╭──
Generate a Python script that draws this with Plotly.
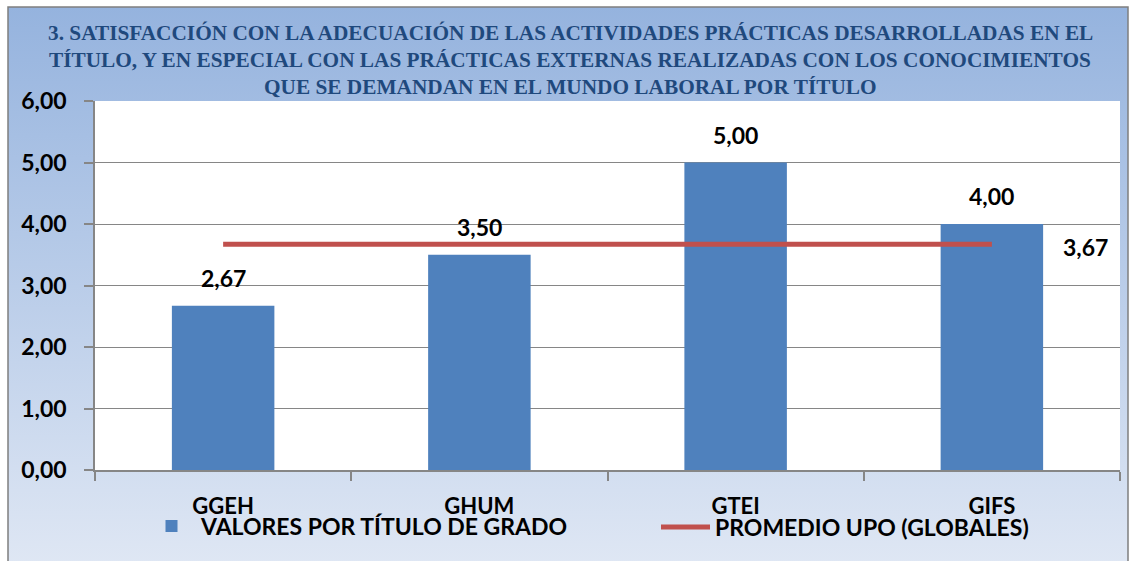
import base64
import plotly.graph_objects as go

# ---- data ----
categories = ["GGEH", "GHUM", "GTEI", "GIFS"]
bar_values = [2.67, 3.50, 5.00, 4.00]
avg_value = 3.67
avg_values = [avg_value] * len(categories)
y_tick_vals = [0, 1, 2, 3, 4, 5, 6]
y_tick_text = ["0,00", "1,00", "2,00", "3,00", "4,00", "5,00", "6,00"]
title_lines = [
    "3. SATISFACCIÓN CON LA ADECUACIÓN DE LAS ACTIVIDADES PRÁCTICAS DESARROLLADAS EN EL",
    "TÍTULO, Y EN ESPECIAL CON LAS PRÁCTICAS EXTERNAS REALIZADAS CON LOS CONOCIMIENTOS",
    "QUE SE DEMANDAN EN EL MUNDO LABORAL POR TÍTULO",
]
bar_name = "VALORES POR TÍTULO DE GRADO"
line_name = "PROMEDIO UPO (GLOBALES)"

def fmt(v):
    return f"{v:.2f}".replace(".", ",")

W, H = 1136, 561
ML, MR, MT, MB = 95, 16, 101, 91
PW = W - ML - MR
PH = H - MT - MB

def px_x(px):
    return (px - ML) / PW

def px_y(py):
    return (H - MB - py) / PH

SANS = "Lato, 'Open Sans', sans-serif"
SERIF = "'Liberation Serif', 'DejaVu Serif', serif"
BLUE = "#4F81BD"
RED = "#C0504D"
GRID = "#868686"
BOLD_SANS = dict(family=SANS, size=23, color="black", weight="bold")
CAT_FONT = dict(family=SANS, size=22, color="black", weight="bold")

fig = go.Figure()
fig.add_trace(go.Bar(
    x=categories, y=bar_values, name=bar_name,
    marker=dict(color=BLUE, line=dict(width=0)),
    width=0.4, legend="legend",
))
fig.add_trace(go.Scatter(
    x=categories, y=avg_values, name=line_name, mode="lines",
    line=dict(color=RED, width=5), legend="legend2",
))

annotations = []
for c, v in zip(categories, bar_values):
    annotations.append(dict(
        x=c, y=v, text=fmt(v), showarrow=False, yshift=28,
        yanchor="middle", font=BOLD_SANS,
    ))
annotations.append(dict(
    x=categories[-1], y=avg_values[-1], text=fmt(avg_values[-1]), showarrow=False,
    xshift=94, yshift=-3, yanchor="middle", font=BOLD_SANS,
))
title_y_px = [33, 60, 87]
for t, ty in zip(title_lines, title_y_px):
    annotations.append(dict(
        xref="paper", yref="paper", x=px_x(570), y=px_y(ty), text=t,
        showarrow=False, xanchor="center", yanchor="middle",
        font=dict(family=SERIF, size=21.3, color="#1F497D", weight="bold"),
    ))

# gradient background via svg image
svg = ("<svg xmlns='http://www.w3.org/2000/svg' width='100' height='100' preserveAspectRatio='none'>"
       "<defs><linearGradient id='g' x1='0' y1='0' x2='0' y2='1'>"
       "<stop offset='0' stop-color='#95B3DE'/><stop offset='1' stop-color='#DFE7F4'/>"
       "</linearGradient></defs><rect width='100' height='100' fill='url(#g)'/></svg>")
src = "data:image/svg+xml;base64," + base64.b64encode(svg.encode()).decode()
bx0, bx1, by0, by1 = px_x(8), px_x(1128), px_y(566), px_y(7)

legend_common = dict(
    orientation="h", yanchor="middle", xanchor="left",
    font=dict(family=SANS, size=23, color="black", weight="bold"),
    bgcolor="rgba(0,0,0,0)", itemwidth=49, borderwidth=0,
)

fig.update_layout(
    width=W, height=H,
    margin=dict(l=ML, r=MR, t=MT, b=MB, pad=0, autoexpand=False),
    paper_bgcolor="white", plot_bgcolor="white",
    showlegend=True,
    legend=dict(x=px_x(142), y=px_y(526), **legend_common),
    legend2=dict(x=px_x(656), y=px_y(527), **legend_common),
    images=[dict(source=src, xref="paper", yref="paper", x=bx0, y=by1,
                 sizex=bx1 - bx0, sizey=by1 - by0, xanchor="left", yanchor="top",
                 sizing="stretch", layer="below")],
    shapes=[
        dict(type="rect", xref="paper", yref="paper", x0=bx0, x1=bx1, y0=by0, y1=by1,
             line=dict(color="#7F7F7F", width=1.5), fillcolor="rgba(0,0,0,0)", layer="below"),
        dict(type="rect", xref="paper", yref="paper", x0=0, x1=1, y0=0, y1=1,
             line=dict(width=0), fillcolor="white", layer="below"),
    ],
    annotations=annotations,
)
fig.update_xaxes(
    type="category", showline=True, linecolor=GRID, linewidth=1.5,
    ticks="outside", tickson="boundaries", ticklen=9, tickcolor=GRID, tickwidth=1.5,
    tickfont=CAT_FONT, ticklabelstandoff=16, showgrid=False, zeroline=False,
)
fig.update_yaxes(
    range=[0, 6], tickvals=y_tick_vals, ticktext=y_tick_text,
    showline=True, linecolor=GRID, linewidth=1.5,
    ticks="outside", ticklen=9, tickcolor=GRID, tickwidth=1.5,
    tickfont=BOLD_SANS, ticklabelstandoff=13,
    showgrid=True, gridcolor=GRID, gridwidth=1.2, zeroline=False,
)

fig.write_html("out.html", config={"displayModeBar": False},
               post_script="document.body.style.margin='0';")
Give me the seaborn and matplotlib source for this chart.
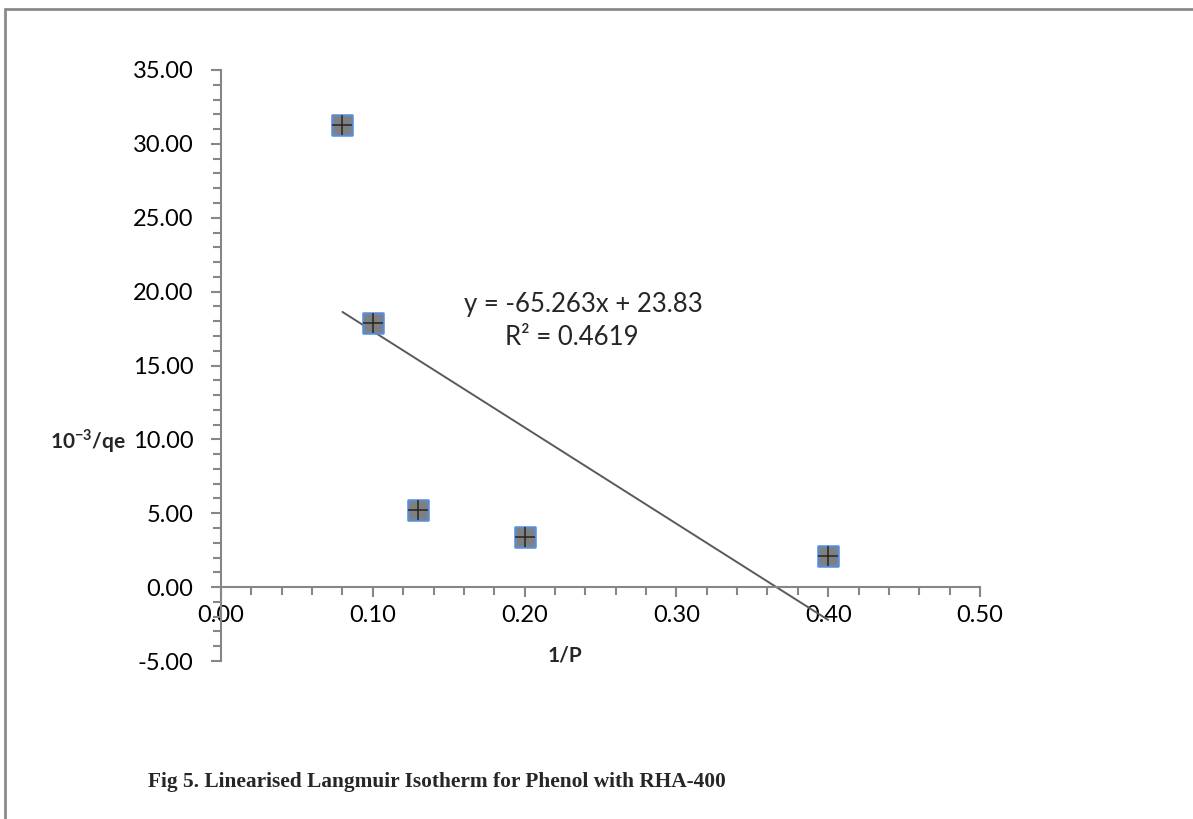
import matplotlib
matplotlib.use("Agg")
import matplotlib.pyplot as plt
import seaborn as sns
import pandas as pd
from matplotlib.ticker import MultipleLocator, FormatStrFormatter
from matplotlib.lines import Line2D

# data
inv_p = [0.08, 0.10, 0.13, 0.20, 0.40]
inv_qe = [31.25, 17.9, 5.25, 3.4, 2.1]
equation_text = "y = -65.263x + 23.83"
r2_text = "R² = 0.4619"
x_label = "1/P"
y_label = "10$^{\\mathregular{-3}}$/qe"
title = "Fig 5. Linearised Langmuir Isotherm for Phenol with RHA-400"

df = pd.DataFrame({"x": inv_p, "y": inv_qe})

sns.set_theme(style="white")
plt.rcParams["font.family"] = ["Lato", "DejaVu Sans"]
plt.rcParams["mathtext.fontset"] = "custom"
plt.rcParams["mathtext.rm"] = "Lato:bold"
plt.rcParams["mathtext.bf"] = "Lato:bold"

fig = plt.figure(figsize=(11.93, 8.19), dpi=100)
ax = fig.add_axes([221/1193, 1-661/819, (980-221)/1193, (661-70)/819])

axis_gray = "#868686"

# trendline
sns.regplot(data=df, x="x", y="y", ax=ax, scatter=False, ci=None, truncate=True,
            line_kws=dict(color="#5a5a5a", linewidth=1.4, zorder=2))

# markers
sns.scatterplot(data=df, x="x", y="y", ax=ax, marker="s", s=215,
                color="#7f7f7f", edgecolor="#5b8bd0", linewidth=1.8, zorder=3)
sns.scatterplot(data=df, x="x", y="y", ax=ax, marker="+", s=220,
                color="#262626", linewidth=1.1, zorder=4)

ax.set_xlim(0, 0.5)
ax.set_ylim(-5, 35)
ax.xaxis.set_major_locator(MultipleLocator(0.1))
ax.xaxis.set_minor_locator(MultipleLocator(0.02))
ax.yaxis.set_major_locator(MultipleLocator(5))
ax.yaxis.set_minor_locator(MultipleLocator(1))
ax.xaxis.set_major_formatter(FormatStrFormatter("%.2f"))
ax.yaxis.set_major_formatter(FormatStrFormatter("%.2f"))

for s in ["top", "right"]:
    ax.spines[s].set_visible(False)
ax.spines["bottom"].set_position(("data", 0))
for s in ["bottom", "left"]:
    ax.spines[s].set_color(axis_gray)
    ax.spines[s].set_linewidth(1.5)

ax.tick_params(axis="both", which="both", direction="out", color=axis_gray,
               width=1.5, bottom=True, left=True, labelsize=17, labelcolor="black")
ax.tick_params(axis="x", which="major", length=7, pad=6)
ax.tick_params(axis="x", which="minor", length=6)
ax.tick_params(axis="y", which="major", length=7, pad=13)
ax.tick_params(axis="y", which="minor", length=6)

ax.set_xlabel("")
ax.set_ylabel("")
fig.text(565/1193, 1-655/819, x_label, ha="center", va="center",
         fontsize=15, fontweight="bold")
fig.text(50/1193, 1-441/819, y_label, ha="left", va="center",
         fontsize=15, fontweight="bold")

ax.text(0.2385, 19.1, equation_text, ha="center", va="center", fontsize=18.5)
ax.text(0.231, 16.9, r2_text, ha="center", va="center", fontsize=18.5)

fig.text(148/1193, 1-782/819, title, ha="left", va="center", fontsize=15.4,
         fontweight="bold", family=["Liberation Serif", "DejaVu Serif"])

# outer frame (top and left)
fig.add_artist(Line2D([4.5/1193, 1.0], [1-8.5/819, 1-8.5/819], color="#8a8a8a",
                      linewidth=2, transform=fig.transFigure))
fig.add_artist(Line2D([4.5/1193, 4.5/1193], [0, 1-8.5/819], color="#8a8a8a",
                      linewidth=2, transform=fig.transFigure))

fig.savefig("out.png", dpi=100)
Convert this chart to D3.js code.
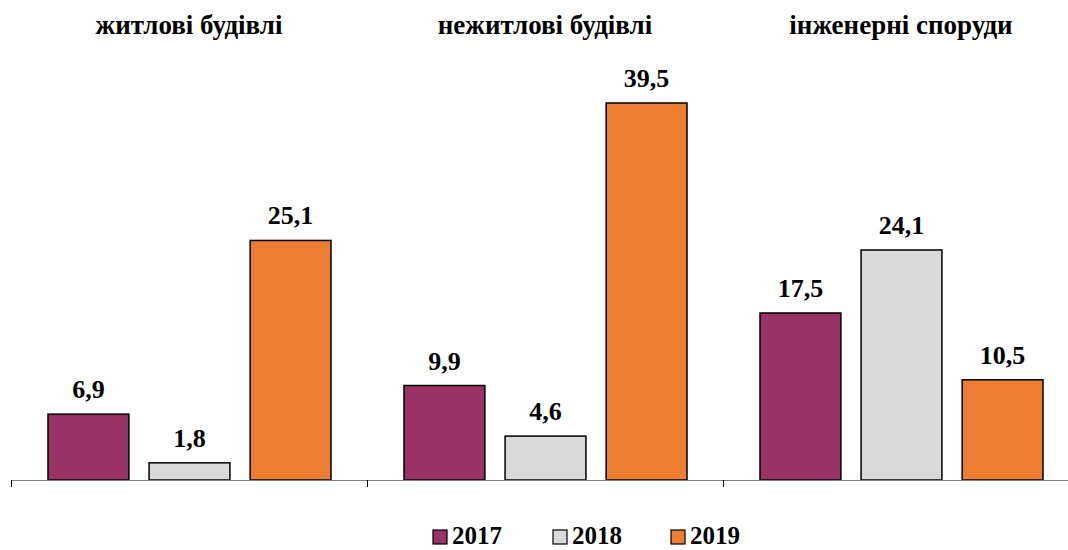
<!DOCTYPE html>
<html lang="uk">
<head>
    <meta charset="UTF-8">
    <title>Будівлі</title>
    <script src="https://d3js.org/d3.v7.min.js"></script>
    <style>
        body { margin: 0; padding: 0; background: #fff; overflow: hidden; }
        svg { display: block; }
        .title, .label, .legend text {
            font-family: "Liberation Serif", "Times New Roman", serif;
            font-weight: bold;
            fill: #000;
        }
    </style>
</head>
<body>
    <svg id="chart"></svg>
    <script>
        // Data
        const categories = ["житлові будівлі", "нежитлові будівлі", "інженерні споруди"];
        const years = ["2017", "2018", "2019"];
        const values2017 = [6.9, 9.9, 17.5];
        const values2018 = [1.8, 4.6, 24.1];
        const values2019 = [25.1, 39.5, 10.5];
        const colors = ["#993366", "#D9D9D9", "#ED7D31"];

        const series = [values2017, values2018, values2019];

        const width = 1068, height = 550;
        const svg = d3.select("#chart").attr("width", width).attr("height", height);

        const baseY = 480;

        // group scale: each category gets ~356px
        const x0 = d3.scaleBand()
            .domain(categories)
            .range([11, 1079])
            .paddingInner(0)
            .paddingOuter(0);

        const x1 = d3.scaleBand()
            .domain(years)
            .range([37, x0.bandwidth() - 36])
            .paddingInner(0.2)
            .paddingOuter(0);

        const y = d3.scaleLinear()
            .domain([0, 39.5])
            .range([baseY, 103]);

        // bars
        const groups = svg.selectAll(".group")
            .data(categories)
            .enter().append("g")
            .attr("class", "group")
            .attr("transform", d => `translate(${x0(d)},0)`);

        groups.selectAll("rect")
            .data((c, ci) => years.map((yr, si) => ({ yr, v: series[si][ci], si })))
            .enter().append("rect")
            .attr("x", d => x1(d.yr))
            .attr("y", d => y(d.v))
            .attr("width", x1.bandwidth())
            .attr("height", d => baseY - y(d.v))
            .attr("fill", d => colors[d.si])
            .attr("stroke", "#000")
            .attr("stroke-width", 1.5);

        groups.selectAll(".label")
            .data((c, ci) => years.map((yr, si) => ({ yr, v: series[si][ci], si })))
            .enter().append("text")
            .attr("class", "label")
            .attr("x", d => x1(d.yr) + x1.bandwidth() / 2)
            .attr("y", d => y(d.v) - 16)
            .attr("text-anchor", "middle")
            .attr("font-size", 26)
            .text(d => d.v.toFixed(1).replace(".", ","));

        // category titles
        groups.append("text")
            .attr("class", "title")
            .attr("x", x0.bandwidth() / 2)
            .attr("y", 34)
            .attr("text-anchor", "middle")
            .attr("font-size", 27)
            .text(d => d);

        // axis line and ticks
        svg.append("line")
            .attr("x1", 11).attr("x2", width)
            .attr("y1", baseY + 0.5).attr("y2", baseY + 0.5)
            .attr("stroke", "#7f7f7f").attr("stroke-width", 1);

        svg.selectAll(".tick")
            .data(categories.concat(["end"]))
            .enter().append("line")
            .attr("x1", (d, i) => (i < categories.length ? x0(d) : 1079) + 0.5)
            .attr("x2", (d, i) => (i < categories.length ? x0(d) : 1079) + 0.5)
            .attr("y1", baseY).attr("y2", baseY + 7)
            .attr("stroke", "#000").attr("stroke-width", 1);

        // legend
        const legendX = [433, 553, 671];
        const legend = svg.selectAll(".legend")
            .data(years)
            .enter().append("g")
            .attr("class", "legend")
            .attr("transform", (d, i) => `translate(${legendX[i]},530)`);

        legend.append("rect")
            .attr("width", 14).attr("height", 14)
            .attr("fill", (d, i) => colors[i])
            .attr("stroke", "#000").attr("stroke-width", 1.2);

        legend.append("text")
            .attr("x", 19)
            .attr("y", 14)
            .attr("font-size", 25)
            .text(d => d);
    </script>
</body>
</html>
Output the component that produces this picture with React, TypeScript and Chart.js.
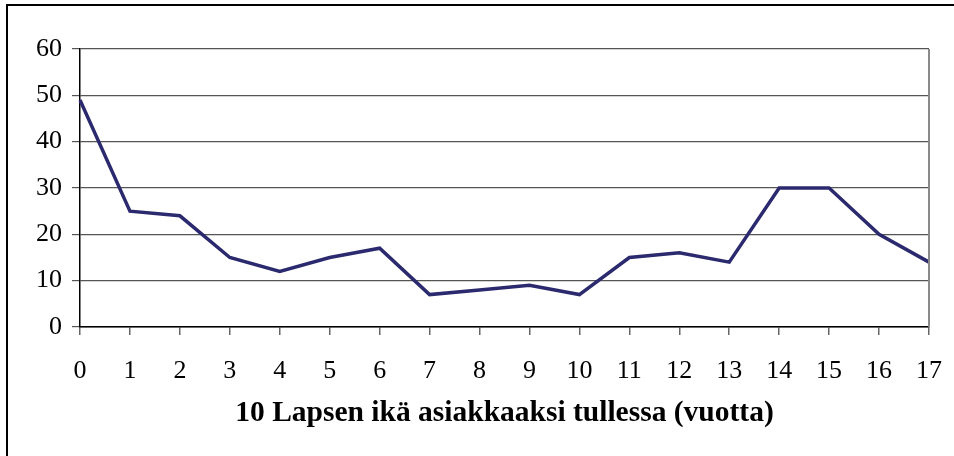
import React, { useEffect, useRef } from "react";
import { Chart, registerables } from "chart.js";

Chart.register(...registerables);

const ages = ["0", "1", "2", "3", "4", "5", "6", "7", "8", "9", "10", "11", "12", "13", "14", "15", "16", "17"];
const counts = [49, 25, 24, 15, 12, 15, 17, 7, 8, 9, 7, 15, 16, 14, 30, 30, 20, 14];
const xTitle = "10 Lapsen ikä asiakkaaksi tullessa (vuotta)";
const yMin = 0;
const yMax = 60;
const yStep = 10;

const framePlugin = {
  id: "frame",
  afterDraw(chart: any) {
    const { ctx, chartArea } = chart;
    ctx.save();
    ctx.strokeStyle = "#8a8a8a";
    ctx.lineWidth = 2;
    ctx.beginPath();
    ctx.moveTo(chartArea.right, chartArea.top);
    ctx.lineTo(chartArea.right, chartArea.bottom);
    ctx.stroke();
    ctx.restore();
  },
};

export default function App() {
  const ref = useRef<HTMLCanvasElement | null>(null);
  useEffect(() => {
    if (!ref.current) return;
    const font = "'Liberation Serif', 'Times New Roman', serif";
    const chart = new Chart(ref.current, {
      type: "line",
      data: {
        labels: ages,
        datasets: [
          {
            data: counts,
            borderColor: "#2c2a6e",
            borderWidth: 3.5,
            pointRadius: 0,
            tension: 0,
            fill: false,
          },
        ],
      },
      options: {
        animation: false,
        responsive: false,
        maintainAspectRatio: false,
        layout: { padding: { left: 0, right: 25, top: 49, bottom: 0 } },
        plugins: { legend: { display: false }, tooltip: { enabled: false }, title: { display: false } },
        scales: {
          x: {
            type: "category",
            offset: false,
            grid: { drawOnChartArea: false, drawTicks: true, tickLength: 8, color: "#666", lineWidth: 1.5 },
            border: { display: true, color: "#000", width: 1.5 },
            ticks: { color: "#000", font: { family: font, size: 26 }, padding: 21, maxRotation: 0, autoSkip: false },
            title: {
              display: true,
              text: xTitle,
              color: "#000",
              font: { family: font, size: 29.5, weight: "bold" },
              padding: { top: 0, bottom: 25 },
            },
            afterFit(scale: any) {
              scale.height = 129;
              scale.paddingLeft = 0;
              scale.paddingRight = 0;
            },
          },
          y: {
            min: yMin,
            max: yMax,
            grid: { color: "#555", lineWidth: 1.2, tickLength: 8, drawTicks: true },
            border: { display: true, color: "#000", width: 1.5 },
            ticks: { stepSize: yStep, color: "#000", font: { family: font, size: 26 }, padding: 10 },
            afterFit(scale: any) {
              scale.width = 80;
            },
          },
        },
      },
      plugins: [framePlugin],
    });
    return () => chart.destroy();
  }, []);
  return (
    <div style={{ position: "fixed", left: 0, top: 0, width: 954, height: 456, background: "#fff" }}>
      <canvas ref={ref} width={954} height={456} style={{ position: "absolute", left: 0, top: 0, width: 954, height: 456 }} />
      <div
        style={{
          position: "absolute",
          left: 6,
          top: 4,
          width: 960,
          height: 470,
          borderLeft: "2px solid #000",
          borderTop: "2px solid #000",
          pointerEvents: "none",
        }}
      />
    </div>
  );
}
╰──
From the records above, extract the lines from the one holding "Output the component" through the one holding "const yStep = 10;", word for word; omit the pictures.

• In response
Output the component that produces this picture with React, TypeScript and Chart.js.
import React, { useEffect, useRef } from "react";
import { Chart, registerables } from "chart.js";

Chart.register(...registerables);

const ages = ["0", "1", "2", "3", "4", "5", "6", "7", "8", "9", "10", "11", "12", "13", "14", "15", "16", "17"];
const counts = [49, 25, 24, 15, 12, 15, 17, 7, 8, 9, 7, 15, 16, 14, 30, 30, 20, 14];
const xTitle = "10 Lapsen ikä asiakkaaksi tullessa (vuotta)";
const yMin = 0;
const yMax = 60;
const yStep = 10;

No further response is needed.